4. A transmission system that includes a first external apparatus, and a transmission apparatus configured to receive data from the first external apparatus via a first network, and transmit the received data to a second external apparatus via a second network,

the transmission apparatus including a receiving unit that receives data from the first external apparatus; a storage unit that stores the data received by the receiving unit; a transmission unit that reads out the data stored in the storage unit and transmits the data to the second external apparatus at a predetermined transmission speed; a pause-request-frame generating unit that generates a pause request frame that causes transmission of data from the first external apparatus to stop when an amount of data stored in the storage unit reaches a first threshold value; a transmission-pause-time calculation unit that calculates transmission-pause-time during which the transmission of data from the first external apparatus is stopped, the transmission-pause-time being time during which the transmission unit transmits the data stored in the storage unit to the second external apparatus at the predetermined transmission speed until the amount of data stored in the storage unit is decreased from the first threshold value to a second threshold value which is smaller than the first threshold value; and a pause-request-frame transmission unit that adds the transmission-pause-time calculated by the transmission-pause-time calculation unit to the pause request frame, and transmits the pause request frame to the first external apparatus,

the first external apparatus including a transmission stopping unit that stops transmission of data to the transmission apparatus upon receiving the pause request frame transmitted from the transmission apparatus; and a transmission starting unit that starts transmission of data to the transmission apparatus when the transmission-pause-time, which is added to the pause request frame, elapses.

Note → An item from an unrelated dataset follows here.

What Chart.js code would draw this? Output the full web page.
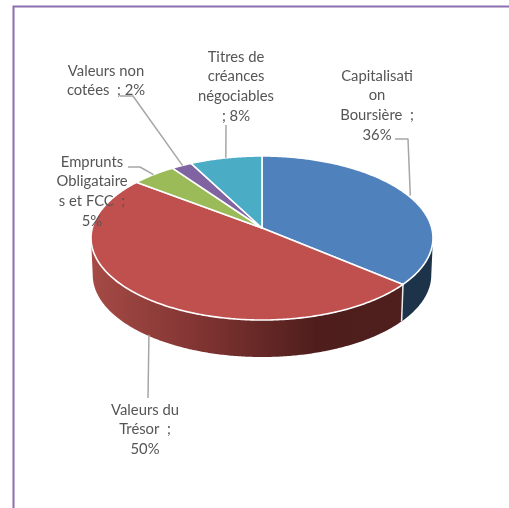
<!DOCTYPE html>
<html>
<head>
<meta charset="utf-8">
<style>
html,body{margin:0;padding:0;background:#fff;overflow:hidden}
canvas{display:block}
</style>
<script src="https://cdn.jsdelivr.net/npm/chart.js@4"></script>
</head>
<body>
<canvas id="c" width="509" height="508"></canvas>
<script>
const categories = ["Capitalisation Boursière","Valeurs du Trésor","Emprunts Obligataires et FCC","Valeurs non cotées","Titres de créances négociables"];
const shares = [36.3,49.5,4.8,2.2,7.7];
const labelLines = [
  ["Capitalisati","on","Boursière  ;"],
  ["Valeurs du","Trésor  ;"],
  ["Emprunts","Obligataire","s et FCC  ;"],
  ["Valeurs non","cotées  ;"],
  ["Titres de","créances","négociables","; "]
];
const topColors = ["#4F81BD","#C0504D","#9BBB59","#8064A2","#4BACC6"];
const wallColors = ["#1C3349","#6A2A28","#6B8238","#4E3C66","#2A7086"];
// label layout: centre x, first line centre y
const labelPos = [[377,76],[145,410],[92,162],[106,71],[236,57]];
const leaderTail = [[[395,139],[408,139]],[[148,398]],[[128,167],[140,167]],[[120,96],[133,96]],[[226,125]]];
const leaderDx = [2,3,0,1,0];

// perspective of the tilted disc
const CX=262, CY=228, RX=169.7, RY=80.8, K=0.122, DEPTH=37, WALL_SCALE=0.99;
const project=(a,r=1)=>{const u=Math.cos(a)*r,v=Math.sin(a)*r,w=1-K*v;return [CX+RX*u/w,CY+RY*v/w];};
const projectLow=(a)=>{const p=project(a);return [CX+(p[0]-CX)*WALL_SCALE,p[1]+DEPTH];};
const samples=(s,e)=>{const n=Math.max(2,Math.ceil((e-s)/0.01));return Array.from({length:n+1},(_,i)=>s+(e-s)*i/n);};

// Draw each library arc on the projected disc, using its own angles and colours
Chart.ArcElement.prototype.draw=function(ctx){
  const o=this.options;
  ctx.save();
  ctx.beginPath();
  ctx.moveTo(CX,CY);
  samples(this.startAngle,this.endAngle).forEach(a=>{const p=project(a);ctx.lineTo(p[0],p[1]);});
  ctx.closePath();
  ctx.fillStyle=o.backgroundColor;
  ctx.fill();
  ctx.strokeStyle="#FFFFFF";
  ctx.lineWidth=1.6;
  ctx.lineJoin="round";
  ctx.stroke();
  ctx.restore();
};

const pie3d={
  id:"pie3d",
  beforeDraw(chart){
    const c=chart.ctx;
    c.save();
    c.fillStyle="#fff";c.fillRect(0,0,509,508);
    c.strokeStyle="#8B6FB0";c.lineWidth=2;
    c.beginPath();c.moveTo(13.5,520);c.lineTo(13.5,6.5);c.lineTo(520,6.5);c.stroke();
    c.restore();
  },
  beforeDatasetsDraw(chart){
    const c=chart.ctx, arcs=chart.getDatasetMeta(0).data;
    const front0=Math.asin(K), front1=Math.PI-Math.asin(K);
    c.save();
    arcs.forEach((arc,i)=>{
      const s=Math.max(arc.startAngle,front0), e=Math.min(arc.endAngle,front1);
      if(e<=s) return;
      c.beginPath();
      const pts=samples(s,e);
      pts.forEach((a,j)=>{const p=project(a);j?c.lineTo(p[0],p[1]):c.moveTo(p[0],p[1]);});
      pts.slice().reverse().forEach(a=>{const p=projectLow(a);c.lineTo(p[0],p[1]);});
      c.closePath();
      if(i===1){
        const g=c.createLinearGradient(92,0,402,0);
        g.addColorStop(0,"#A54A45");
        g.addColorStop(0.35,"#803432");
        g.addColorStop(0.72,"#4F1E1C");
        g.addColorStop(1,"#4E1F1D");
        c.fillStyle=g;
      } else c.fillStyle=wallColors[i];
      c.fill();
    });
    // separator between the visible walls
    arcs.forEach(arc=>{
      const a=arc.endAngle;
      if(a>front0&&a<front1){
        const p=project(a),q=projectLow(a);
        c.strokeStyle="#E8ECEF";c.lineWidth=1.5;
        c.beginPath();c.moveTo(p[0],p[1]);c.lineTo(q[0],q[1]);c.stroke();
      }
    });
    c.restore();
  },
  afterDatasetsDraw(chart){
    const c=chart.ctx, arcs=chart.getDatasetMeta(0).data;
    c.save();
    c.strokeStyle="#A6A6A6";c.lineWidth=1.5;c.lineJoin="round";
    arcs.forEach((arc,i)=>{
      const mid=(arc.startAngle+arc.endAngle)/2;
      const onFront=Math.sin(mid)>K;
      const p=onFront?projectLow(mid):project(mid);
      c.beginPath();
      leaderTail[i].forEach((q,j)=>{j?c.lineTo(q[0],q[1]):c.moveTo(q[0],q[1]);});
      c.lineTo(p[0]+leaderDx[i],p[1]);
      c.stroke();
    });
    c.font='14.8px Lato, "Open Sans", sans-serif';
    c.fillStyle="#555555";
    c.textAlign="center";c.textBaseline="middle";
    categories.forEach((name,i)=>{
      const lines=labelLines[i].slice();
      const pct=Math.round(shares[i])+"%";
      const last=lines.length-1;
      if(i===3) lines[last]=lines[last]+" "+pct;
      else if(i===4) lines[last]=lines[last]+pct;
      else lines.push(pct);
      lines.forEach((t,j)=>c.fillText(t,labelPos[i][0],labelPos[i][1]+j*19.6));
    });
    c.restore();
  }
};

new Chart(document.getElementById("c"),{
  type:"pie",
  data:{labels:categories,datasets:[{data:shares,backgroundColor:topColors,borderColor:"#fff",borderWidth:1.6}]},
  options:{
    responsive:false,animation:false,
    plugins:{legend:{display:false},tooltip:{enabled:false}}
  },
  plugins:[pie3d]
});
</script>
</body>
</html>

5. A method for transmitting data received from a first external apparatus via a first network to a second external apparatus via a second network, comprising:

receiving data from the first external apparatus;

storing the data received in the receiving in a storage unit;

reading out the data stored in the storage unit and transmitting at a predetermined transmission speed to the second external apparatus;

generating a pause request frame which causes transmission of data from the first external apparatus to stop when an amount of data stored in the storage unit reaches a first threshold value;

calculating a transmission-pause-time during which the transmission of data from the first external apparatus is stopped, the transmission-pause-time being time during which the data stored in the storage unit is transmitted to the second external apparatus at the predetermined transmission speed in the transmitting until the amount of data stored in the storage unit is decreased from the first threshold value to a second threshold value which is smaller than the first threshold value; and

adding the transmission-pause-time calculated in the calculating to the pause request frame, and transmitting the pause request frame to the first external apparatus.